▶ [WRITTEN EXERCISE]: Repeat exactly the lines running from the first line of the data to the line containing "yb_minor = [1.25, 1.75, 2.25, 2.75, 3.25, 3.75, 4.25, 4.75]", both ends included, and nothing else; drop the pictures.

▶ [RECORDED INFORMATION]:

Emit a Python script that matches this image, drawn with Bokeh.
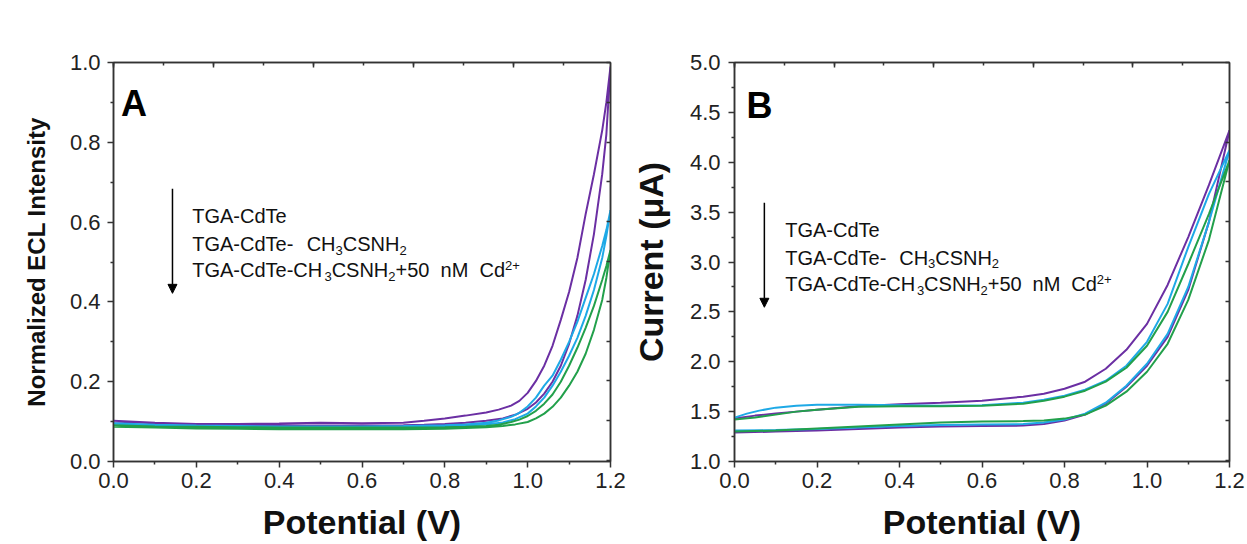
from bokeh.plotting import figure
from bokeh.layouts import row
from bokeh.models import (Range1d, LinearAxis, SingleIntervalTicker, FixedTicker, CustomJSTickFormatter,
                          NumeralTickFormatter, Label, Arrow, NormalHead)
from bokeh.embed import file_html
from bokeh.resources import INLINE

FONT = "Liberation Sans"
C_PURPLE = "#6B2FA3"
C_BLUE = "#1EA9E6"
C_GREEN = "#22A04B"

# ---------------- tick values ----------------
x_major = [0.0, 0.2, 0.4, 0.6, 0.8, 1.0, 1.2]
x_minor = [0.1, 0.3, 0.5, 0.7, 0.9, 1.1]
ya_major = [0.0, 0.2, 0.4, 0.6, 0.8, 1.0]
ya_minor = [0.1, 0.3, 0.5, 0.7, 0.9]
yb_major = [1.0, 1.5, 2.0, 2.5, 3.0, 3.5, 4.0, 4.5, 5.0]
yb_minor = [1.25, 1.75, 2.25, 2.75, 3.25, 3.75, 4.25, 4.75]

# ---------------- Panel A: normalized ECL intensity vs potential ----------------
a_purple_fwd_v = [0, 0.1, 0.2, 0.3, 0.4, 0.5, 0.6, 0.7, 0.75, 0.8, 0.85, 0.9, 0.94, 0.97, 1.0, 1.02, 1.04, 1.06, 1.08, 1.1, 1.12, 1.14, 1.16, 1.18, 1.19, 1.2]
a_purple_fwd_i = [0.100, 0.096, 0.093, 0.091, 0.090, 0.090, 0.090, 0.091, 0.092, 0.094, 0.097, 0.102, 0.108, 0.117, 0.132, 0.148, 0.170, 0.200, 0.240, 0.295, 0.365, 0.455, 0.570, 0.720, 0.820, 0.990]
a_purple_rev_v = [1.2, 1.19, 1.18, 1.16, 1.14, 1.12, 1.1, 1.08, 1.06, 1.04, 1.02, 1.0, 0.98, 0.96, 0.93, 0.9, 0.85, 0.8, 0.75, 0.7, 0.6, 0.5, 0.4, 0.3, 0.2, 0.1, 0]
a_purple_rev_i = [0.990, 0.900, 0.830, 0.720, 0.620, 0.510, 0.425, 0.355, 0.290, 0.240, 0.202, 0.172, 0.152, 0.140, 0.130, 0.123, 0.115, 0.108, 0.102, 0.097, 0.096, 0.097, 0.095, 0.094, 0.094, 0.097, 0.102]

a_blue_fwd_v = [0, 0.1, 0.2, 0.3, 0.4, 0.5, 0.6, 0.7, 0.8, 0.85, 0.9, 0.94, 0.97, 1.0, 1.02, 1.04, 1.06, 1.08, 1.1, 1.12, 1.14, 1.16, 1.18, 1.19, 1.2]
a_blue_fwd_i = [0.094, 0.091, 0.089, 0.087, 0.086, 0.086, 0.086, 0.087, 0.088, 0.090, 0.093, 0.098, 0.106, 0.120, 0.138, 0.160, 0.190, 0.225, 0.265, 0.310, 0.365, 0.430, 0.510, 0.565, 0.630]
a_blue_rev_v = [1.2, 1.19, 1.18, 1.16, 1.14, 1.12, 1.1, 1.08, 1.06, 1.04, 1.02, 1.0, 0.98, 0.96, 0.93, 0.9, 0.85, 0.8, 0.7, 0.6, 0.5, 0.4, 0.3, 0.2, 0.1, 0]
a_blue_rev_i = [0.630, 0.580, 0.540, 0.470, 0.410, 0.350, 0.300, 0.255, 0.215, 0.190, 0.160, 0.138, 0.122, 0.112, 0.103, 0.097, 0.093, 0.091, 0.089, 0.088, 0.088, 0.088, 0.089, 0.090, 0.092, 0.096]

a_green_fwd_v = [0, 0.1, 0.2, 0.3, 0.4, 0.5, 0.6, 0.7, 0.8, 0.85, 0.9, 0.94, 0.97, 1.0, 1.02, 1.04, 1.06, 1.08, 1.1, 1.12, 1.14, 1.16, 1.18, 1.19, 1.2]
a_green_fwd_i = [0.087, 0.085, 0.083, 0.082, 0.081, 0.081, 0.081, 0.081, 0.082, 0.084, 0.086, 0.089, 0.093, 0.099, 0.108, 0.120, 0.137, 0.160, 0.190, 0.225, 0.270, 0.330, 0.405, 0.460, 0.530]
a_green_rev_v = [1.2, 1.19, 1.18, 1.16, 1.14, 1.12, 1.1, 1.08, 1.06, 1.04, 1.02, 1.0, 0.98, 0.96, 0.93, 0.9, 0.85, 0.8, 0.7, 0.6, 0.5, 0.4, 0.3, 0.2, 0.1, 0]
a_green_rev_i = [0.530, 0.490, 0.455, 0.390, 0.335, 0.285, 0.240, 0.200, 0.168, 0.145, 0.127, 0.114, 0.105, 0.099, 0.092, 0.089, 0.087, 0.086, 0.085, 0.085, 0.085, 0.085, 0.086, 0.087, 0.088, 0.091]

# ---------------- Panel B: cyclic voltammograms (current in uA) ----------------
b_purple_low_v = [0, 0.1, 0.2, 0.3, 0.4, 0.5, 0.6, 0.7, 0.75, 0.8, 0.85, 0.9, 0.95, 1.0, 1.05, 1.1, 1.15, 1.2]
b_purple_low_i = [1.29, 1.30, 1.31, 1.325, 1.34, 1.35, 1.355, 1.36, 1.375, 1.41, 1.47, 1.58, 1.75, 1.96, 2.25, 2.72, 3.40, 4.32]
b_purple_up_v = [1.2, 1.15, 1.1, 1.05, 1.0, 0.95, 0.9, 0.85, 0.8, 0.75, 0.7, 0.6, 0.5, 0.4, 0.3, 0.2, 0.15, 0.1, 0.05, 0]
b_purple_up_i = [4.32, 3.77, 3.25, 2.77, 2.38, 2.12, 1.93, 1.80, 1.73, 1.68, 1.65, 1.61, 1.59, 1.575, 1.555, 1.52, 1.50, 1.48, 1.46, 1.43]

b_blue_low_v = [0, 0.1, 0.2, 0.3, 0.4, 0.5, 0.6, 0.7, 0.75, 0.8, 0.85, 0.9, 0.95, 1.0, 1.05, 1.1, 1.15, 1.2]
b_blue_low_i = [1.31, 1.315, 1.325, 1.34, 1.355, 1.365, 1.37, 1.375, 1.39, 1.42, 1.48, 1.59, 1.76, 1.98, 2.28, 2.75, 3.40, 4.12]
b_blue_up_v = [1.2, 1.15, 1.1, 1.05, 1.0, 0.95, 0.9, 0.85, 0.8, 0.75, 0.7, 0.6, 0.5, 0.4, 0.3, 0.2, 0.15, 0.1, 0.06, 0.03, 0]
b_blue_up_i = [4.12, 3.68, 3.15, 2.58, 2.20, 1.96, 1.81, 1.72, 1.66, 1.62, 1.59, 1.565, 1.56, 1.565, 1.57, 1.57, 1.56, 1.54, 1.51, 1.48, 1.44]

b_green_low_v = [0, 0.1, 0.2, 0.3, 0.4, 0.5, 0.6, 0.7, 0.75, 0.8, 0.85, 0.9, 0.95, 1.0, 1.05, 1.1, 1.15, 1.2]
b_green_low_i = [1.30, 1.31, 1.33, 1.35, 1.37, 1.39, 1.40, 1.405, 1.41, 1.43, 1.47, 1.56, 1.70, 1.90, 2.18, 2.62, 3.22, 4.02]
b_green_up_v = [1.2, 1.15, 1.1, 1.05, 1.0, 0.95, 0.9, 0.85, 0.8, 0.75, 0.7, 0.6, 0.5, 0.4, 0.3, 0.2, 0.15, 0.1, 0.05, 0]
b_green_up_i = [4.02, 3.48, 2.98, 2.50, 2.16, 1.94, 1.80, 1.71, 1.65, 1.61, 1.58, 1.56, 1.555, 1.555, 1.55, 1.52, 1.50, 1.47, 1.44, 1.42]

# legend text, split into normal / subscript / superscript runs ("gap" = spacing)
legend_lines = [
    [("TGA-CdTe", "n")],
    [("TGA-CdTe-", "n"), ("  ", "gap"), ("CH", "n"), ("3", "sub"), ("CSNH", "n"), ("2", "sub")],
    [("TGA-CdTe-CH", "n"), ("3", "sub"), ("CSNH", "n"), ("2", "sub"), ("+50", "n"), ("  ", "gap"),
     ("nM", "n"), ("  ", "gap"), ("Cd", "n"), ("2+", "sup")],
]
x_title = "Potential (V)"

AX = "#333333"
# Arial / Liberation Sans advance widths (1/1000 em) used to lay out the text runs
ADV = {"T": 611, "G": 778, "A": 667, "-": 333, "C": 722, "d": 556, "e": 556, "H": 722, "S": 667,
       "N": 722, " ": 278, "+": 584, "n": 556, "M": 833, "0": 556, "2": 556, "3": 556, "5": 556}
PPX = 497 / 1.2  # pixels per volt (both panels)


def frame_axes(p, y_major, y_minor, frame_w, frame_h, ylabel, ylabel_size, y_standoff, ylabel_standoff):
    p.xgrid.visible = False
    p.ygrid.visible = False
    p.outline_line_color = AX
    p.outline_line_width = 1.5
    p.background_fill_color = "white"
    p.border_fill_color = "white"
    for ax, tk in ((p.xaxis[0], FixedTicker(ticks=x_major, minor_ticks=x_minor)),
                   (p.yaxis[0], FixedTicker(ticks=y_major, minor_ticks=y_minor))):
        ax.ticker = tk
        ax.formatter = NumeralTickFormatter(format="0.0")
        ax.axis_line_color = AX
        ax.axis_line_width = 1.5
        ax.major_tick_line_color = AX
        ax.minor_tick_line_color = AX
        ax.major_tick_line_width = 1.5
        ax.minor_tick_line_width = 1.5
        ax.major_tick_out = 6
        ax.major_tick_in = 0
        ax.minor_tick_out = 3
        ax.minor_tick_in = 0
        ax.major_label_text_font = FONT
        ax.major_label_text_font_size = "22px"
        ax.major_label_text_color = "#222222"
        ax.axis_label_text_font = FONT
        ax.axis_label_text_font_style = "bold"
        ax.axis_label_text_color = "#111111"
    p.xaxis[0].major_label_standoff = 5
    p.xaxis[0].axis_label = x_title
    p.xaxis[0].axis_label_text_font_size = "34px"
    p.xaxis[0].axis_label_standoff = 12
    p.yaxis[0].major_label_standoff = y_standoff
    p.yaxis[0].axis_label = ylabel
    p.yaxis[0].axis_label_text_font_size = ylabel_size
    p.yaxis[0].axis_label_standoff = ylabel_standoff

    # mirror axes (top / right) with inward ticks and no labels
    p.extra_x_ranges = {"top": Range1d(0, frame_w / 50.0)}
    p.extra_y_ranges = {"right": Range1d(-frame_h / 40.0, 0)}
    top = LinearAxis(x_range_name="top", ticker=SingleIntervalTicker(interval=2, num_minor_ticks=2),
                     formatter=CustomJSTickFormatter(code="return ''"),
                     major_tick_in=5, major_tick_out=0, minor_tick_in=3, minor_tick_out=0,
                     axis_line_color=AX, axis_line_width=1.5,
                     major_tick_line_color=AX, minor_tick_line_color=AX,
                     major_tick_line_width=1.5, minor_tick_line_width=1.5,
                     major_label_text_font_size="1px", major_label_standoff=0)
    right = LinearAxis(y_range_name="right", ticker=SingleIntervalTicker(interval=1, num_minor_ticks=0),
                       formatter=CustomJSTickFormatter(code="return ''"),
                       major_tick_in=4, major_tick_out=0, minor_tick_in=0, minor_tick_out=0,
                       axis_line_color=AX, axis_line_width=1.5,
                       major_tick_line_color=AX, major_tick_line_width=1.5,
                       major_label_text_font_size="1px", major_label_standoff=0)
    p.add_layout(top, "above")
    p.add_layout(right, "right")


def add_texts(p, to_y, letter, letter_x, letter_py, arrow_x, arrow_py, legend_x, legend_py):
    # panel letter
    p.add_layout(Label(x=letter_x, y=to_y(letter_py), text=letter, text_font=FONT,
                       text_font_style="bold", text_font_size="36px", text_color="#000000",
                       text_align="left", text_baseline="middle"))
    # downward arrow
    p.add_layout(Arrow(end=NormalHead(size=9, fill_color="#000000", line_color="#000000", line_width=1),
                       x_start=arrow_x, y_start=to_y(arrow_py[0]), x_end=arrow_x, y_end=to_y(arrow_py[1]),
                       line_color="#000000", line_width=1.5))
    # legend lines built from runs
    for runs, py in zip(legend_lines, legend_py):
        off = 0.0
        for txt, kind in runs:
            size = 13 if kind in ("sub", "sup") else 20
            w = sum(ADV[c] for c in txt) * size / 1000.0
            if kind != "gap":
                dy = 6.5 if kind == "sub" else (-4.5 if kind == "sup" else 0.0)
                p.add_layout(Label(x=legend_x + off / PPX, y=to_y(py + dy), text=txt, text_font=FONT,
                                   text_font_size="%dpx" % size, text_color="#111111",
                                   text_align="left", text_baseline="middle"))
            off += w


# ---------------- figure A (frame: x 113..610, y 61..462) ----------------
pA = figure(width=628, height=544, x_range=Range1d(0, 1.2), y_range=Range1d(0, 1.0),
            output_backend="svg", toolbar_location=None,
            min_border_left=113, min_border_right=18, min_border_top=61, min_border_bottom=83)
frame_axes(pA, ya_major, ya_minor, 497, 401, "Normalized ECL Intensity", "24px", 7, 17)
for fv, fi, rv, ri, col in ((a_purple_fwd_v, a_purple_fwd_i, a_purple_rev_v, a_purple_rev_i, C_PURPLE),
                            (a_blue_fwd_v, a_blue_fwd_i, a_blue_rev_v, a_blue_rev_i, C_BLUE),
                            (a_green_fwd_v, a_green_fwd_i, a_green_rev_v, a_green_rev_i, C_GREEN)):
    pA.line(fv + rv, fi + ri, line_color=col, line_width=2)


def ya(py):
    return (462 - py) / 401.0


add_texts(pA, ya, "A", 0.018, 102.5, 0.1424, (188, 293), 0.19, [215, 243, 270])

# ---------------- figure B (frame: x 732..1229, y 62..463) ----------------
pB = figure(width=619, height=544, x_range=Range1d(0, 1.2), y_range=Range1d(1.0, 5.0),
            output_backend="svg", toolbar_location=None,
            min_border_left=104, min_border_right=18, min_border_top=62, min_border_bottom=82)
frame_axes(pB, yb_major, yb_minor, 497, 401, "Current (\u03bcA)", "34px", 8, 17)
for lv, li, uv, ui, col in ((b_purple_low_v, b_purple_low_i, b_purple_up_v, b_purple_up_i, C_PURPLE),
                            (b_blue_low_v, b_blue_low_i, b_blue_up_v, b_blue_up_i, C_BLUE),
                            (b_green_low_v, b_green_low_i, b_green_up_v, b_green_up_i, C_GREEN)):
    pB.line(lv + uv, li + ui, line_color=col, line_width=2)


def yb(py):
    return 1 + (463 - py) / (401 / 4.0)


add_texts(pB, yb, "B", 0.029, 105.5, 0.0724, (203, 308), 0.123, [230, 258, 285])

layout = row(pA, pB)
open("out.html", "w").write(file_html(layout, INLINE))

▶ [PROBLEM SOLUTION]:
Emit a Python script that matches this image, drawn with Bokeh.
from bokeh.plotting import figure
from bokeh.layouts import row
from bokeh.models import (Range1d, LinearAxis, SingleIntervalTicker, FixedTicker, CustomJSTickFormatter,
                          NumeralTickFormatter, Label, Arrow, NormalHead)
from bokeh.embed import file_html
from bokeh.resources import INLINE

FONT = "Liberation Sans"
C_PURPLE = "#6B2FA3"
C_BLUE = "#1EA9E6"
C_GREEN = "#22A04B"

# ---------------- tick values ----------------
x_major = [0.0, 0.2, 0.4, 0.6, 0.8, 1.0, 1.2]
x_minor = [0.1, 0.3, 0.5, 0.7, 0.9, 1.1]
ya_major = [0.0, 0.2, 0.4, 0.6, 0.8, 1.0]
ya_minor = [0.1, 0.3, 0.5, 0.7, 0.9]
yb_major = [1.0, 1.5, 2.0, 2.5, 3.0, 3.5, 4.0, 4.5, 5.0]
yb_minor = [1.25, 1.75, 2.25, 2.75, 3.25, 3.75, 4.25, 4.75]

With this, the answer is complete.